The real exam skill here is understanding which variance to calculate when, who's responsible for each variance, and how variances connect to each other. A purchasing manager controls material prices but not usage; a production supervisor controls efficiency but not wage rates. Master these relationships, and you'll crush both multiple-choice questions and FRQs that ask you to analyze performance. Don't just memorize formulas—know what each variance reveals about operations.
These variances isolate the impact of paying more or less per unit of input than expected. The key mechanism: hold quantity constant and focus solely on the price difference.
Compare: Materials Price Variance vs. Labor Rate Variance—both measure what we paid versus what we expected to pay, but materials prices are often market-driven while labor rates reflect internal decisions like overtime authorization. If an FRQ asks about controllability, this distinction matters.
These variances measure whether inputs were used efficiently. The key mechanism: hold price constant at standard and focus on the quantity difference.
Compare: Materials Quantity Variance vs. Labor Efficiency Variance—both use the same structure (actual minus standard, times standard price), but they measure different resources. An FRQ might give you a scenario where cheap materials cause both a favorable price variance and an unfavorable efficiency variance due to rework.
Variable overhead variances follow the same price/efficiency logic but apply to indirect costs that change with activity level. These are typically driven by the same factors as direct labor since variable overhead is often applied based on labor hours.
Compare: VOH Spending vs.

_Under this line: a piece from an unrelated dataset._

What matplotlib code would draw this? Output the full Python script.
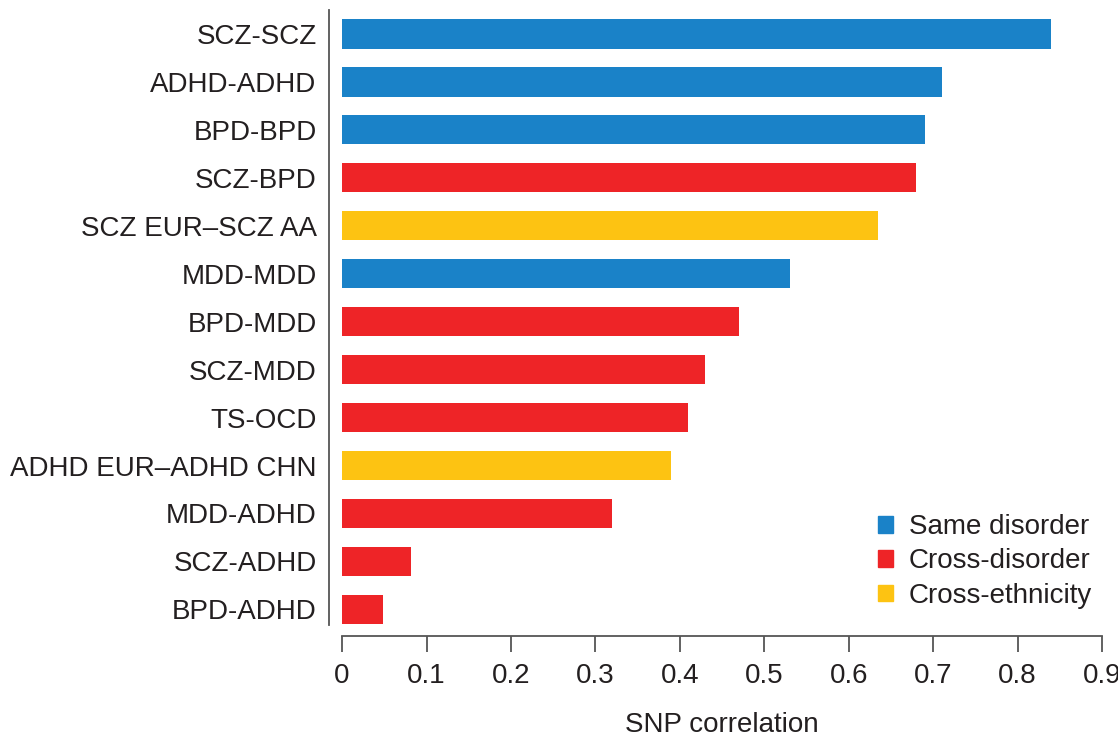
import matplotlib.pyplot as plt
from matplotlib.patches import Patch

plt.rcParams['font.family'] = ['Liberation Sans', 'DejaVu Sans']

# data, top to bottom
pares = ["SCZ-SCZ", "ADHD-ADHD", "BPD-BPD", "SCZ-BPD", "SCZ EUR\u2013SCZ AA",
         "MDD-MDD", "BPD-MDD", "SCZ-MDD", "TS-OCD", "ADHD EUR\u2013ADHD CHN",
         "MDD-ADHD", "SCZ-ADHD", "BPD-ADHD"]
correlacion = [0.84, 0.71, 0.69, 0.68, 0.635, 0.53, 0.47, 0.43, 0.41, 0.39,
               0.32, 0.082, 0.049]
tipo = ["same", "same", "same", "cross", "eth", "same", "cross", "cross",
        "cross", "eth", "cross", "cross", "cross"]

colores = {"same": "#1a82c8", "cross": "#ee2427", "eth": "#fdc312"}
etiquetas = {"same": "Same disorder", "cross": "Cross-disorder", "eth": "Cross-ethnicity"}
gris = "#231f20"

fig = plt.figure(figsize=(11.18, 7.39), dpi=100)
ax = fig.add_axes([0.306, 0.154, 0.6797, 0.8325])

y = list(range(len(pares)))
ax.barh(y, correlacion, height=0.61, color=[colores[t] for t in tipo])

ax.set_ylim(12.33, -0.5)
ax.set_xlim(0, 0.9)
ax.set_yticks(y)
ax.set_yticklabels(pares)
ax.set_xticks([i / 10 for i in range(10)])
ax.set_xticklabels(["0"] + [f"{i/10:.1f}" for i in range(1, 10)])

for s in ["top", "right"]:
    ax.spines[s].set_visible(False)
# ejes separados de las barras
ax.spines["left"].set_position(("outward", 9.4))
ax.spines["bottom"].set_position(("outward", 8))
ax.spines["left"].set_color("#555555")
ax.spines["bottom"].set_color("#555555")
ax.spines["left"].set_linewidth(1.3)
ax.spines["bottom"].set_linewidth(1.3)

ax.tick_params(axis="y", length=0, pad=9, labelsize=20, labelcolor=gris)
ax.tick_params(axis="x", length=11.5, width=1.3, color="#555555", pad=8,
               labelsize=20, labelcolor=gris)
ax.set_xlabel("SNP correlation", fontsize=20, color=gris, labelpad=16)

handles = [Patch(color=colores[k], label=etiquetas[k]) for k in ["same", "cross", "eth"]]
fig.legend(handles=handles, loc="lower right", bbox_to_anchor=(0.984, 0.165),
           frameon=False, fontsize=20, handlelength=0.55, handleheight=0.55,
           handletextpad=0.55, labelspacing=0.3, labelcolor=gris,
           borderaxespad=0, borderpad=0.3)

fig.savefig("out.png", dpi=100)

VOH Efficiency—spending variance asks "did we control overhead costs per hour?" while efficiency variance asks "did we work the right number of hours?" A department could have favorable spending (good cost control) but unfavorable efficiency (too many hours worked).
Fixed overhead behaves differently because these costs don't change with production volume in the short run. The variance analysis splits into spending control and capacity utilization.
Compare: FOH Spending vs. FOH Volume—spending variance measures cost control while volume variance measures capacity utilization. The volume variance is sometimes called a "plug" because it reconciles budgeted and applied overhead. Exams love asking which variance is controllable—spending variance somewhat, volume variance rarely.
Sales variances shift focus from cost control to revenue analysis. These help explain why actual revenue differs from budgeted revenue.
Compare: Sales Price vs. Sales Volume Variance—these mirror the cost variance structure but apply to revenue. A company might have favorable price variance (sold at premium prices) but unfavorable volume variance (sold fewer units)—classic price-volume tradeoff. FRQs often ask you to evaluate whether a pricing strategy was successful overall.
| Concept | Best Examples |
|---|---|
| Price/Rate Variances | Materials Price, Labor Rate, VOH Spending |
| Quantity/Efficiency Variances | Materials Quantity, Labor Efficiency, VOH Efficiency |
| Fixed Overhead Analysis | FOH Spending, FOH Volume |
| Revenue Analysis | Sales Price, Sales Volume |
| Purchasing Responsibility | Materials Price Variance |
| Production Responsibility | Materials Quantity, Labor Efficiency, VOH Efficiency |
| Capacity Utilization | FOH Volume Variance |
| Controllable vs. Uncontrollable | Spending variances (more controllable) vs. Volume variance (less controllable) |
Which two variances share the exact same efficiency measure, just applied to different cost pools? What does this tell you about their relationship?
A company reports a favorable materials price variance but an unfavorable materials quantity variance. What purchasing decision might explain both results, and what's the net effect on total materials cost?
Compare the fixed overhead spending variance and the fixed overhead volume variance: which one measures actual cost control, and which one is essentially an accounting reconciliation?
If an FRQ gives you actual hours worked, standard hours allowed, and the standard variable overhead rate, which variance can you calculate? Write the formula and explain what it reveals about operations.
A sales manager argues that a $50,000 unfavorable sales volume variance was offset by a $60,000 favorable sales price variance, so overall performance was good. What's the flaw in this reasoning, and what additional information would you need to fully evaluate performance?